On Jun 2, 2007, at 6:59 AM, Michel Jullian wrote:
----- Original Message -----
From: "Horace Heffner" <[EMAIL PROTECTED]>
To: <[email protected]>
Sent: Saturday, June 02, 2007 4:15 PM
Subject: Re: [Vo]:Miklos Borbas Thruster??
...
I suspect the asymmetry in the the shape of the field in front of the
ping pong balls is important. I expect the field attracts ions
towards the balls and actually makes a wind around the balls. A
surface charge builds up on exterior the balls reducing the effect,
but the ion wind probably carries away enough of it to maintain
itself. However, the smoke test didn't show any of this happening?
It should show up in a smoke test. I suppose the much larger radial
wind might cover that up somewhat.
Mmm, which radial wind?
The stator wire tips are oriented radially.

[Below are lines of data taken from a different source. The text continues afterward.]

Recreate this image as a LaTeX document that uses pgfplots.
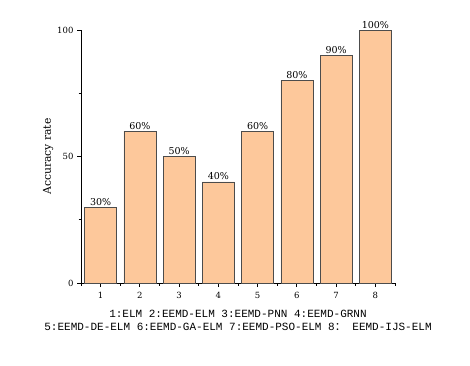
\documentclass[border=0pt]{standalone}
\usepackage{fontspec}
\setmainfont{DejaVu Serif}
\newfontfamily\monofont{Liberation Mono}
\newfontfamily\cjk{Noto Sans CJK SC}
\usepackage{pgfplots}
\pgfplotsset{compat=1.18}
\definecolor{barfill}{RGB}{253,200,155}

\begin{document}
\begin{tikzpicture}[x=1pt,y=1pt]
\path[use as bounding box] (0,0) rectangle (470,365);
\begin{axis}[
  at={(81pt,82pt)}, anchor=south west,
  scale only axis, width=314pt, height=253pt,
  xmin=0.5, xmax=8.5, ymin=0, ymax=100,
  axis x line*=bottom, axis y line*=left,
  axis line style={line width=0.8pt},
  xtick={1,...,8}, minor xtick={0.5,1.5,...,8.5},
  ytick={0,50,100}, minor ytick={25,75},
  tick align=outside, tick style={black, line width=0.8pt},
  major tick length=4pt, minor tick length=2.5pt,
  ylabel={Accuracy rate},
  ylabel style={at={(axis description cs:-0.105,0.5)}, anchor=center, font=\fontsize{10.8}{12}\selectfont},
  ybar, bar width=32pt,
  nodes near coords={\pgfmathprintnumber{\pgfplotspointmeta}\%},
  every node near coord/.append style={font=\fontsize{9.5}{11}\selectfont, black, inner sep=1.5pt},
  tick label style={font=\fontsize{8.5}{10}\selectfont},
  xticklabel style={yshift=-2pt},
  /pgf/number format/assume math mode=true,
]
\addplot[fill=barfill, draw=black!70, line width=0.6pt] coordinates {
  (1,30) (2,60) (3,50) (4,40) (5,60) (6,80) (7,90) (8,100)};
\end{axis}
\node[font=\monofont\fontsize{11}{13}\selectfont] at (238,51) {1:ELM 2:EEMD-ELM 3:EEMD-PNN 4:EEMD-GRNN};
\node[font=\monofont\fontsize{11}{13}\selectfont] at (238,38) {5:EEMD-DE-ELM 6:EEMD-GA-ELM 7:EEMD-PSO-ELM 8{\cjk ：} EEMD-IJS-ELM};
\end{tikzpicture}
\end{document}
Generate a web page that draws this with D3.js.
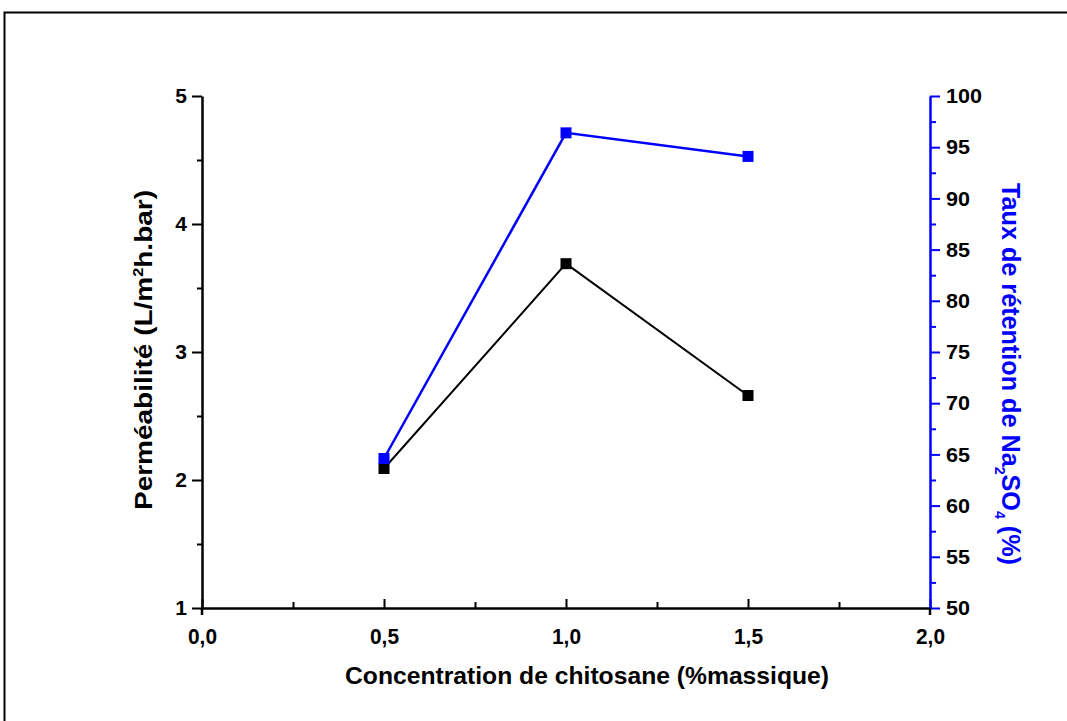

Their ion wind is
oriented radially. The field of the balls deflects that radial wind
towards themselves. That deflection is clockwise as viewed from the
top, for the device in the first photos of the web site.
In any case it would be hard to see anything while the rotor
rotates, but one could block the rotor and release the incense
smoke near the stator's emitters. If our explanation is correct it
should rise and flow towards the front of the ping pong balls.
Well, it should create a kind of vortex action (how on topic can we
get here?) It should deflect the radial flow from the axis stator
wires tangentially toward the front of the balls. I'm thinking here
in terms of the first device, which had what I call the "stator
wires", or corona wires, arrayed radially around the shaft at the
same level as the balls. The ion flow from those wires, even in the
complete absence of the rotor, should be radial.